Il y aura quelques changements, avec l’arrivée de nouveaux collaborateurs. L’équipe comprend aujourd’hui une vingtaine de personnes, dont la moitié dans la gestion de fortune, un quart dans l’asset management et un dernier quart dans le back-office et la compliance.

A la fin 2022, vous vouliez vous développer dans l’asset management. Qu’est-il advenu de cette stratégie?

Nous avons développé au fil des années une forte expertise interne en ce qui concerne la dette privée et le venture capital. Pour les autres classes d’actifs, nous favorisons une approche basée sur des partenariats avec des équipes spécialisés. 

Une stratégie de portefeuille proche de l’Endowment représente la marque de fabrique de Crescendo. Allez-vous la maintenir?

La nouvelle génération reste très intéressée par cette stratégie.
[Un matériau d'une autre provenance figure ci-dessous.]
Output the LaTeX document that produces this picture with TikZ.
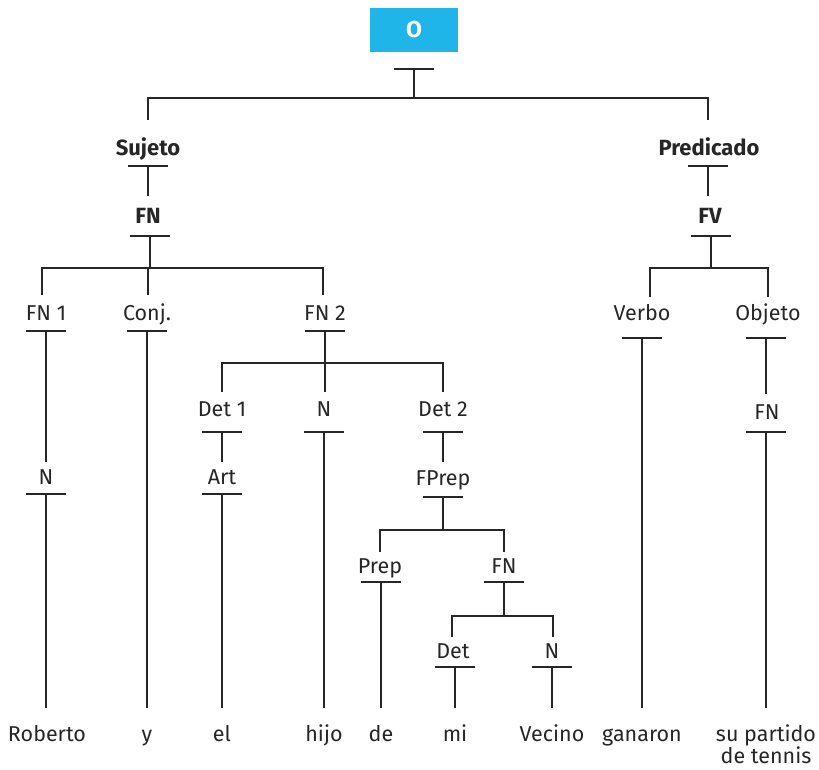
\documentclass[tikz,border=0pt]{standalone}
\usepackage{fontspec}
\setmainfont{Fira Sans}
\begin{document}
\begin{tikzpicture}[x=1pt,y=-1pt,
  ln/.style={draw=black!85,line width=1.8pt},
  lab/.style={anchor=base,inner sep=0pt,font=\fontsize{21.5}{24}\selectfont,text=black!85},
  blab/.style={lab,font=\fontsize{22}{26}\selectfont\bfseries},
  leaf/.style={lab,align=center}]
\useasboundingbox (0,0) rectangle (819,769);
\definecolor{boxc}{HTML}{1FB5E8}
% root
\node[fill=boxc,minimum width=88pt,minimum height=44pt,inner sep=0pt,text=white,font=\fontsize{23}{26}\selectfont\bfseries] (O) at (414,30) {O};
\newcommand\tbar[4][20]{\coordinate (#2) at (#3,#4); \draw[ln] ([xshift=-#1pt]#2) -- ([xshift=#1pt]#2);}
% labels
\node[blab] (suj) at (148,155) {Sujeto};
\node[blab] (pred) at (709,155) {Predicado};
\node[blab] (fn) at (148,223) {FN};
\node[blab] (fv) at (710,223) {FV};
\node[lab] (fn1) at (46,320) {FN 1};
\node[lab] (conj) at (147,320) {Conj.};
\node[lab] (fn2) at (325,320) {FN 2};
\node[lab] (verbo) at (642,320) {Verbo};
\node[lab] (objeto) at (768,320) {Objeto};
\node[lab] (det1) at (222,416) {Det 1};
\node[lab] (nn) at (324,416) {N};
\node[lab] (det2) at (443,416) {Det 2};
\node[lab] (fnobj) at (767,419) {FN};
\node[lab] (n1) at (46,484) {N};
\node[lab] (art) at (222,484) {Art};
\node[lab] (fprep) at (443,485) {FPrep};
\node[lab] (prep) at (380,573) {Prep};
\node[lab] (fnp) at (504,573) {FN};
\node[lab] (det) at (453,658) {Det};
\node[lab] (n2) at (552,658) {N};
% leaves
\node[leaf] (w1) at (47,741) {Roberto};
\node[leaf] (w2) at (147,741) {y};
\node[leaf] (w3) at (222,741) {el};
\node[leaf] (w4) at (324,741) {hijo};
\node[leaf] (w5) at (381,741) {de};
\node[leaf] (w6) at (455,741) {mi};
\node[leaf] (w7) at (552,741) {Vecino};
\node[leaf] (w8) at (642,741) {ganaron};
\node[leaf] (w9) at (766,741) {su partido};
\node[leaf] (w10) at (766,763) {de tennis};
% bars
\tbar{Ob}{414}{69}
\tbar{sujb}{148}{166}
\tbar{predb}{708}{166}
\tbar{fnb}{150}{236}
\tbar{fvb}{711}{236}
\tbar{fn1b}{46}{331}
\tbar{conjb}{147}{331}
\tbar{fn2b}{325}{331}
\tbar{verbob}{642}{338}
\tbar{objetob}{766}{338}
\tbar{det1b}{222}{432}
\tbar{nnb}{324}{432}
\tbar{det2b}{443}{432}
\tbar{fnobjb}{766}{432}
\tbar{n1b}{46}{494}
\tbar{artb}{222}{494}
\tbar{fprepb}{443}{497}
\tbar{prepb}{381}{582}
\tbar{fnpb}{504}{582}
\tbar{detb}{455}{667}
\tbar{n2b}{552}{667}
% connector end points
\coordinate (j0) at (414,98);
\coordinate (sujt) at (148,120);
\coordinate (predt) at (708,120);
\coordinate (fnt) at (148,196);
\coordinate (fvt) at (708,196);
\coordinate (j1) at (150,268);
\coordinate (fn1t) at (42,295);
\coordinate (conjt) at (148,295);
\coordinate (fn2t) at (323,295);
\coordinate (j2) at (711,268);
\coordinate (verbot) at (650,297);
\coordinate (objetot) at (768,297);
\coordinate (j3) at (325,363);
\coordinate (det1t) at (222,392);
\coordinate (nnt) at (325,392);
\coordinate (det2t) at (443,392);
\coordinate (n1t) at (46,462);
\coordinate (artt) at (222,462);
\coordinate (fprept) at (443,462);
\coordinate (fnobjt) at (766,394);
\coordinate (j4) at (443,530);
\coordinate (prept) at (380,552);
\coordinate (fnpt) at (504,552);
\coordinate (j5) at (504,616);
\coordinate (dett) at (452,637);
\coordinate (n2t) at (553,637);
\coordinate (e1) at (46,708);
\coordinate (e2) at (147,708);
\coordinate (e3) at (222,708);
\coordinate (e4) at (324,708);
\coordinate (e5) at (381,708);
\coordinate (e6) at (455,708);
\coordinate (e7) at (552,708);
\coordinate (e8) at (642,708);
\coordinate (e9) at (766,708);
% connectors
\draw[ln] (Ob) -- (j0);
\draw[ln] (sujt) |- (j0) -| (predt);
\draw[ln] (sujb) -- (fnt);
\draw[ln] (predb) -- (fvt);
\draw[ln] (fnb) -- (j1);
\draw[ln] (fn1t) |- (j1) -| (fn2t);
\draw[ln] (conjt) -- (conjt |- j1);
\draw[ln] (fvb) -- (j2);
\draw[ln] (verbot) |- (j2) -| (objetot);
\draw[ln] (fn1b) -- (n1t);
\draw[ln] (n1b) -- (e1);
\draw[ln] (conjb) -- (e2);
\draw[ln] (fn2b) -- (nnt);
\draw[ln] (det1t) |- (j3) -| (det2t);
\draw[ln] (det1b) -- (artt);
\draw[ln] (artb) -- (e3);
\draw[ln] (nnb) -- (e4);
\draw[ln] (det2b) -- (fprept);
\draw[ln] (fprepb) -- (j4);
\draw[ln] (prept) |- (j4) -| (fnpt);
\draw[ln] (prepb) -- (e5);
\draw[ln] (fnpb) -- (j5);
\draw[ln] (dett) |- (j5) -| (n2t);
\draw[ln] (detb) -- (e6);
\draw[ln] (n2b) -- (e7);
\draw[ln] (verbob) -- (e8);
\draw[ln] (objetob) -- (fnobjt);
\draw[ln] (fnobjb) -- (e9);
\end{tikzpicture}
\end{document}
L’Endowment est à la mode mais notre particularité est de la mettre en œuvre de façon consistante depuis 20 ans dans la gestion privée. Elle consiste à investir de façon diversifiée dans toute les classes d’actifs, liquide et illiquide, avec un horizon d’investissement à long terme.

Quelle a été la performance de ce type de gestion durant le cycle d’inflation?

De manière générale les clients ont été satisfaits de la performance, même si celle-ci a bien sûr varié selon les classes d’actifs. Nos investissements dans le Sale and Lease back ont très bien fonctionné par exemple, d’autant que ces classes sont liées à l’inflation. 

Quel sera le profil de Crescendo d’ici cinq ans?

Crescendo conservera le même ADN, les mêmes valeurs et la même stratégie d’investissement, mais nous aura développé un accompagnement qui répondra davantage aux besoins des clients plus jeunes.

Cherchez-vous activement à engager de nouvelles équipes?

Nous le ferons de façon opportuniste si nous rencontrons les personnes qui partagent notre vision et façon de travailler, mais ce n’est pas une priorité.  

Pourquoi un client, par exemple basé en France, préférerait-il Crescendo plutôt qu’une banque trop grande pour faire faillite ou une banque cantonale?

Le parcours est souvent identique. Tout d’abord rassuré par le nom d’une grande banque internationale, le client se rend peu à peu compte qu’il n’est pas prioritaire à ses yeux, que le service n’est pas ou peu personnalisé pour des raisons réglementaires. Le client peut alors s’adresser à une banque privée, plus orientée sur la gestion de patrimoine qu’une banque universelle, mais s’aperçoit alors que comme les grandes banques, elle peine à s’ajuster aux besoins individuels. Certains clients vont donc opter pour une alternative, le gérant indépendant. Ce dernier est capable de composer un portefeuille avec une allocation en architecture ouverte et plus personnalisée ayant moins de contraintes. 
Les banques sont incontournables, mais leur spécialité se situe dans le custody et le crédit. C’est pourquoi le gérant de fortune indépendant dispose d’un grand potentiel. Il occupe une place spécifique dans la chaîne de valeur et est complémentaires aux banques.

Est-ce que certains services vous permettront de faire la différence?

Oui. Je dirai d’abord qu’une gestion simple et transparente peut faire la différence en s’accompagnant d’une bonne connaissance des clients et de la mise à disposition des bons véhicules d’investissement. L’autre service que nous continuons de développer, est notre expertise dans la planification patrimoniale. Le transfert de patrimoine d’une génération à l’autre doit être accompagné par un service professionnel avec une approche structuré.

N’est-ce pas coûteux à développer puisque la législation diffère d’un pays à l’autre?

Oui, mais les bases sont identiques. Nous avons des prestataires dans les différents pays, mais nous apportons le concept et son application. La structuration de la gouvernance se caractérise généralement par la mise en place d’un conseil de famille et d’un comité d’investissement qui suivent une «Investment Policy Statement».